Gary glanced toward Rose. The sun was glinting off her lemon-bleached hair like a halo, making her look even more like an angel than she usually did. (That was an image that would haunt him in the days and nights ahead, making sleep an impossible fantasy. But that was the future, and the future was another country.) "Just give it a thump. It'll start working again."

"I'm not sure I can handle all those big technical words," said Rose, and smacked the radio with the heel of her hand. Rock and roll blared into the car, turned up just a little too loud for the safety of their eardrums. She twisted the volume quickly down, and smiled. "Much better."

"What's the fun of something that works every time you try to turn it on?"

"I guess," allowed Rose, who had been on the receiving end of too many broken things to really share that point of view. Some of them didn't start up again when you hit them. Some of them required begging and tears and giving six months of saved-up babysitting money to your brother to pay off the electric bill. "So, tomorrow..."

"Tomorrow, huh? I was thinking I'd go see a movie. Maybe drive up to Ann Arbor for the afternoon." Rose made a face at him. Gary laughed. "Or I could pick you up at six for dinner, and we can go from there to the prom. If that's okay with you?"

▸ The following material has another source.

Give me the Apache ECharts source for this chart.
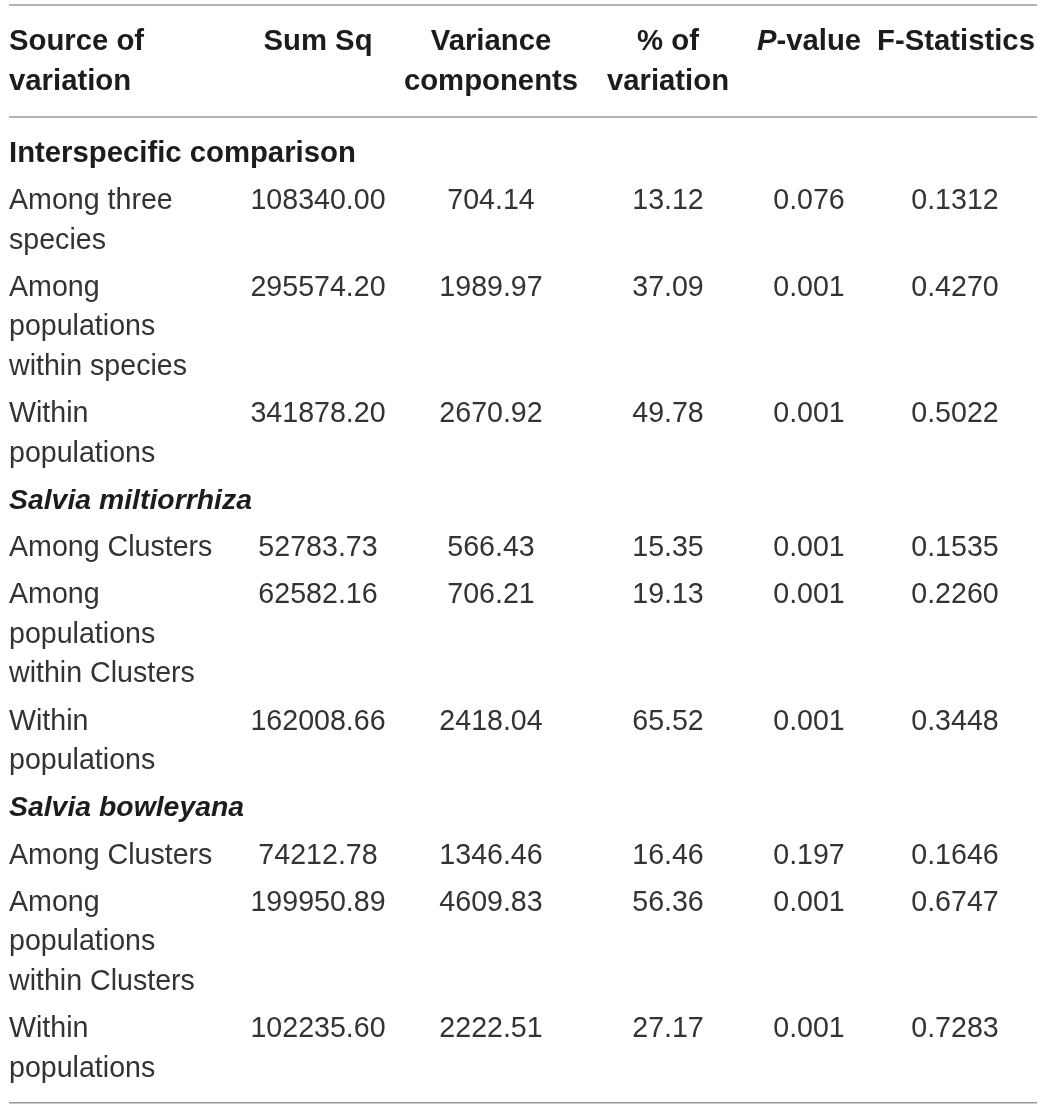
<!DOCTYPE html>
<html>
<head>
<meta charset="utf-8">
<title>AMOVA table</title>
<script src="https://cdn.jsdelivr.net/npm/echarts@6/dist/echarts.min.js"></script>
<style>
  html, body { margin: 0; padding: 0; background: #fff; }
  #chart { width: 1043px; height: 1108px; }
</style>
</head>
<body>
<div id="chart"></div>
<script>
// ---------- Data ----------
var headers = ['Source of\nvariation', 'Sum Sq', 'Variance\ncomponents', '% of\nvariation', '{i|P}{b|-value}', 'F-Statistics'];
var sections = ['Interspecific comparison', 'Salvia miltiorrhiza', 'Salvia bowleyana'];
var sectionItalic = [false, true, true];

var sources = [
  ['Among three\nspecies', 'Among\npopulations\nwithin species', 'Within\npopulations'],
  ['Among Clusters', 'Among\npopulations\nwithin Clusters', 'Within\npopulations'],
  ['Among Clusters', 'Among\npopulations\nwithin Clusters', 'Within\npopulations']
];
var sumSq = [
  [108340.00, 295574.20, 341878.20],
  [52783.73, 62582.16, 162008.66],
  [74212.78, 199950.89, 102235.60]
];
var varComp = [
  [704.14, 1989.97, 2670.92],
  [566.43, 706.21, 2418.04],
  [1346.46, 4609.83, 2222.51]
];
var pctVar = [
  [13.12, 37.09, 49.78],
  [15.35, 19.13, 65.52],
  [16.46, 56.36, 27.17]
];
var pValue = [
  [0.076, 0.001, 0.001],
  [0.001, 0.001, 0.001],
  [0.197, 0.001, 0.001]
];
var fStat = [
  [0.1312, 0.4270, 0.5022],
  [0.1535, 0.2260, 0.3448],
  [0.1646, 0.6747, 0.7283]
];
var decimals = [2, 2, 2, 3, 4];

// ---------- Layout ----------
var W = 1043, H = 1108;
var colX = [9, 318, 491, 668, 809, 955];
var headX = [9, 318, 491, 668, 809, 956];
var ruleX0 = 9, ruleX1 = 1037;
var ruleTopY = 5, ruleHeadY = 117;
var headLineY = 42;
var firstSectionY = 154;
var lineH = 39.5;
var rowGap = 47.25;
var bottomPad = 34;

var FONT = "'Liberation Sans', Arial, Helvetica, sans-serif";
var FS = 28.6;
var FS_BOLD = 29.3;
var FS_ITALIC = 28.4;
var BODY_COLOR = '#333333';
var HEAD_COLOR = '#1c1c1c';
var RULE_COLOR = '#9a9a9a';

// Build text cells from the data arrays
var cells = [];

function addLines(text, x, y, kind, align) {
  text.split('\n').forEach(function (t, i) {
    cells.push({ value: [x, y + i * lineH], text: t, kind: kind, align: align });
  });
}

headers.forEach(function (h, c) {
  if (c === 4) {
    cells.push({ value: [headX[c], headLineY], text: h, kind: 'rich', align: 'center' });
  } else {
    addLines(h, headX[c], headLineY, 'head', c === 0 ? 'left' : 'center');
  }
});

var y = firstSectionY;
var cols = [sumSq, varComp, pctVar, pValue, fStat];
sections.forEach(function (s, si) {
  cells.push({ value: [colX[0], y], text: s, kind: sectionItalic[si] ? 'sectionI' : 'section', align: 'left' });
  var last = y;
  sources[si].forEach(function (label, ri) {
    var rowY = last + rowGap;
    addLines(label, colX[0], rowY, 'body', 'left');
    cols.forEach(function (arr, ci) {
      cells.push({ value: [colX[ci + 1], rowY], text: arr[si][ri].toFixed(decimals[ci]), kind: 'body', align: 'center' });
    });
    last = rowY + (label.split('\n').length - 1) * lineH;
  });
  y = last + rowGap;
});
var ruleBottomY = y - rowGap + bottomPad;

var rules = [[ruleX0, ruleTopY, ruleX1], [ruleX0, ruleHeadY, ruleX1], [ruleX0, ruleBottomY, ruleX1]];

function textStyle(d) {
  var st = {
    text: d.text,
    fontFamily: FONT,
    fontSize: FS,
    fill: BODY_COLOR,
    align: d.align,
    verticalAlign: 'middle'
  };
  if (d.kind === 'head' || d.kind === 'section' || d.kind === 'sectionI' || d.kind === 'rich') {
    st.fontWeight = 'bold';
    st.fontSize = FS_BOLD;
    st.fill = HEAD_COLOR;
  }
  if (d.kind === 'sectionI') {
    st.fontStyle = 'italic';
    st.fontSize = FS_ITALIC;
  }
  if (d.kind === 'rich') {
    st.rich = {
      i: { fontFamily: FONT, fontSize: FS_BOLD, fontWeight: 'bold', fontStyle: 'italic', fill: HEAD_COLOR },
      b: { fontFamily: FONT, fontSize: FS_BOLD, fontWeight: 'bold', fill: HEAD_COLOR }
    };
  }
  return st;
}

var chart = echarts.init(document.getElementById('chart'), null, { renderer: 'canvas' });
chart.setOption({
  animation: false,
  backgroundColor: '#ffffff',
  grid: { left: 0, right: 0, top: 0, bottom: 0 },
  xAxis: { type: 'value', min: 0, max: W, show: false },
  yAxis: { type: 'value', min: 0, max: H, inverse: true, show: false },
  series: [
    {
      type: 'custom',
      silent: true,
      clip: false,
      data: rules,
      renderItem: function (params, api) {
        var a = api.coord([api.value(0), api.value(1)]);
        var b = api.coord([api.value(2), api.value(1)]);
        return {
          type: 'line',
          shape: { x1: a[0], y1: a[1], x2: b[0], y2: b[1] },
          style: { stroke: RULE_COLOR, lineWidth: 1.5 }
        };
      }
    },
    {
      type: 'custom',
      silent: true,
      clip: false,
      data: cells.map(function (c) { return c.value; }),
      renderItem: function (params, api) {
        var p = api.coord([api.value(0), api.value(1)]);
        return {
          type: 'text',
          x: p[0],
          y: p[1],
          style: textStyle(cells[params.dataIndex])
        };
      }
    }
  ]
});
</script>
</body>
</html>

"That's just about the bee's knees to me," said Rose, solemnly. She was smart enough to know what it was really costing Gary to take her to the prom, and still innocent enough to hope that his intentions were honorable ones. They might not be--no girl with two older brothers and no father to look out for her could be quite that blind--but as long as she could hope...

If this ended with the school year, if he said "It's been fun" and drove off to college in some big city like Detroit or Columbus, well, it would still have been worth it, every minute of it. Because he'd been good to her, and she liked it when he laughed, and there wasn't enough in Buckley that made her happy. If everything he'd been to her was a lie, well. She'd run that road when she came to it.